The sprawling culture and technology summit known as South by Southwest takes place in Austin, Texas, every March. It started out as a music festival in 1987.
It still is one, but the madness that this corporate-branded mega-event brings to the streets of Austin, with thousands of acts, including a few dozen from Philadelphia, playing in more than 100 venues, doesn't get under way until next week.
Before that happens, both the SXSW Film Festival - behind Sundance, the most influential annual festival for independent movies in the United States - and SXSW Interactive, the wide-ranging technology conference that first brought Twitter to the attention of the world in 2007, will occupy the Texas capital city.
Both Interactive and Film start up on Friday. The Interactive fest attracts the most registrants of the three gatherings, pulling in more than 32,000 visitors last year, including NSA leaker Edward Snowden, who so memorably made a virtual appearance by Internet hookup from Russia.
This year's speakers and workshops demonstrate Interactive's intent to explore the tech-connected aspects of politics, sports, health care, art, and science, not to mention all aspects of entertainment. (Yes, there is also a SXSW Comedy festival.)
There will be featured sessions with Sen. Rand Paul (R., Ky.), comedian Russell Brand, writer Malcolm Gladwell, actresses Julia Louis-Dreyfus and Jessica Alba, former Vice President Al Gore, and wrestler Hulk Hogan. Keynote speeches will be delivered by Google X Lab entrepreneur Astro Teller, satellite-radio inventor Martine Rothblatt, and Museum of Modern Art curator Paola Antonelli.

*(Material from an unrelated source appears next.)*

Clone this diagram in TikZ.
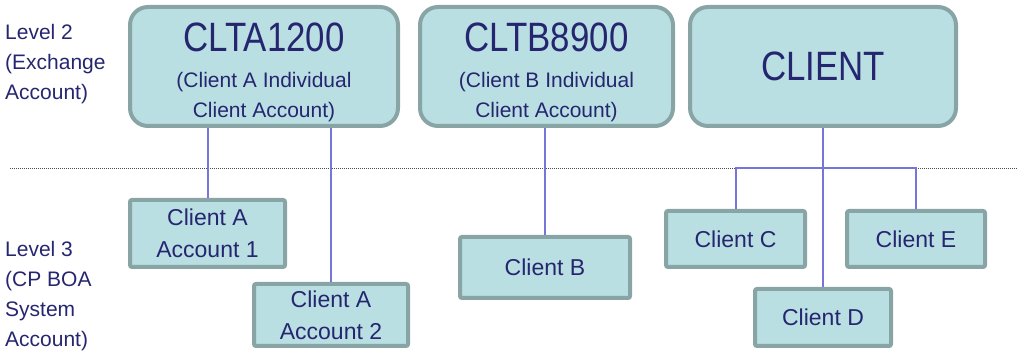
\documentclass[tikz,border=0pt]{standalone}
\usepackage{fontspec}
\setmainfont{Liberation Sans}
\newfontfamily\titlefont{Liberation Sans}[FakeStretch=0.85]
\usetikzlibrary{positioning}
\definecolor{boxfill}{RGB}{185,223,226}
\definecolor{boxline}{RGB}{137,164,165}
\definecolor{textnavy}{RGB}{38,38,112}
\definecolor{linkblue}{RGB}{118,118,216}
\newcommand{\bigline}{\titlefont\fontsize{41}{41}\selectfont\rule{0pt}{41pt}}
\newcommand{\subline}{\normalfont\fontsize{21}{30}\selectfont}

\begin{document}
\begin{tikzpicture}[x=1pt,y=1pt]
% Define styles
\tikzstyle{topbox} = [rectangle, rounded corners=18pt, minimum height=119pt, align=center, draw=boxline, line width=4pt, fill=boxfill, text=textnavy, inner sep=0pt, font=\subline]
\tikzstyle{subbox} = [rectangle, rounded corners=2pt, align=center, draw=boxline, line width=4pt, fill=boxfill, text=textnavy, inner sep=0pt, font=\fontsize{23}{32}\selectfont]
\tikzstyle{levellabel} = [anchor=base west, align=left, text=textnavy, inner sep=0pt, font=\fontsize{21}{30}\selectfont]
\tikzstyle{link} = [draw=linkblue, line width=2pt]
\tikzstyle{separator} = [draw=black!70, line width=1pt, densely dotted]

\useasboundingbox (0,0) rectangle (1017,352);

% Level separator
\coordinate (sepleft) at (10,183);
\coordinate (sepright) at (1017,183);
\draw [separator] (sepleft) -- (sepright);

% Draw nodes
\node (lvltwo) [levellabel] at (5,252) {Level 2\\(Exchange\\Account)};
\node (lvlthree) [levellabel] at (5,5) {Level 3\\(CP BOA\\System\\Account)};

\node (clta) [topbox, minimum width=268pt] at (264,285.5) {\bigline CLTA1200\\[6pt]\subline (Client A Individual\\\subline Client Account)};
\node (cltb) [topbox, minimum width=253pt] at (546.5,285.5) {\bigline CLTB8900\\[6pt]\subline (Client B Individual\\\subline Client Account)};
\node (client) [topbox, minimum width=266pt] at (823,285.5) {\titlefont\fontsize{41}{41}\selectfont CLIENT};

\node (acc1) [subbox, minimum width=155pt, minimum height=67pt] at (207.5,118.5) {Client A\\Account 1};
\node (acc2) [subbox, minimum width=154pt, minimum height=62pt] at (331,37) {Client A\\Account 2};
\node (clientb) [subbox, minimum width=170pt, minimum height=61pt] at (545,84.5) {Client B};
\node (clientc) [subbox, minimum width=139pt, minimum height=56pt] at (735.5,113) {Client C};
\node (cliente) [subbox, minimum width=138pt, minimum height=56pt] at (916,113) {Client E};
\node (clientd) [subbox, minimum width=136pt, minimum height=57pt] at (823,34.5) {Client D};

% Draw links
\draw [link] (clta.south -| acc1.north) -- (acc1.north);
\draw [link] (clta.south -| acc2.north) -- (acc2.north);
\draw [link] (cltb.south -| clientb.north) -- (clientb.north);
\draw [link] (client.south) -- (clientd.north);
\coordinate (bus) at (823,184);
\draw [link] (clientc.north) |- (bus) -| (cliente.north);
\end{tikzpicture}
\end{document}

During SXsports, a conference "convergence" track that debuted last year, former Sixer Charles Barkley will be interviewed by Sports Illustrated's Richard Deitsch, and Eagles linebacker and former University of Texas Longhorn Emmanuel Acho will be on a panel titled "Compensating College Athletes for Their Likeness."
BioBots, a South Philadelphia start-up founded by recent Penn grads Danny Cabrera and Ricardo Solorzano, sells 3-D printers that help build human tissue. It is one of 48 companies - and one of only eight ventures in the Digital Health and Life Sciences Technologies category - that will compete in what's called the SXSW Accelerator. It's a start-up competition that involves pitching your product to judges in front of a live audience.
Is it like the TV hit Shark Tank? "I don't know," Cabrera said. "I've never seen Shark Tank."
On the film side, Philadelphia-connected movies showing at the fest include Funny Bunny, the Alison Bagnall-directed love-triangle comedy about a anti-child-obesity crusader, an animal-rights activist, and a wealthy Mount Airy trust-funder.
Philadelphia actor David Morse stars in director Craig McNeil's The Boy, about a 9-year-old's growing fascination with death. University of Pennsylvania grads Morgan Neville and Robert Gordon directed Best of Enemies, a documentary and Sundance hit about the series of 1968 television debates between left- and right-wing public intellectuals Gore Vidal and William F. Buckley Jr.
Music films of note include Love and Mercy, a biopic about the Beach Boys' Brian Wilson starring Paul Dano and John Cusack as the troubled genius; We Like It Like That, a documentary about the music known as boogaloo, the 1960s hybrid of American soul and Cuban mambo; and Mavis!, about gospel great Mavis Staples.
Kurt Cobain: Montage of Heck, the much buzzed-about documentary on the Nirvana front man, directed by Brett Morgen, will show at SXSW and play on HBO in May. Before that, it will be shown by the Philadelphia Film Society at the Roxy Theater in Center City on April 30, PFS executive director Andrew Greenblatt says.
Greenblatt and PFS director Michael Lerner will be on the ground in Austin scouting films for possible showing at the Roxy, in the fall at the Philadelphia Film Festival, or at the Film Society's newly acquired Prince Music Theater on Chestnut Street.
Greenblatt has been a regular SXSW attendee since 2008. His goal is to catch as many as six movies a day at the fest, whose principal venues include Alamo Drafthouse theaters, which serve food to moviegoers "so you don't have to waste time taking lunch and dinner breaks."
Along with locally connected films, Greenblatt said, he had his eye on, among many others, Bob Byington's 7 Chinese Brothers, starring Jason Schwartzman; J. Davis' directorial debut, Manson Family Vacation; Turbo Kid, a postapocalyptic Canada-New Zealand production about a comic book-obsessed scavenger with a jet pack; and He Never Died, starring Henry Rollins, which is Jason Krawczyk's film about a depressed cannibal with a conscience.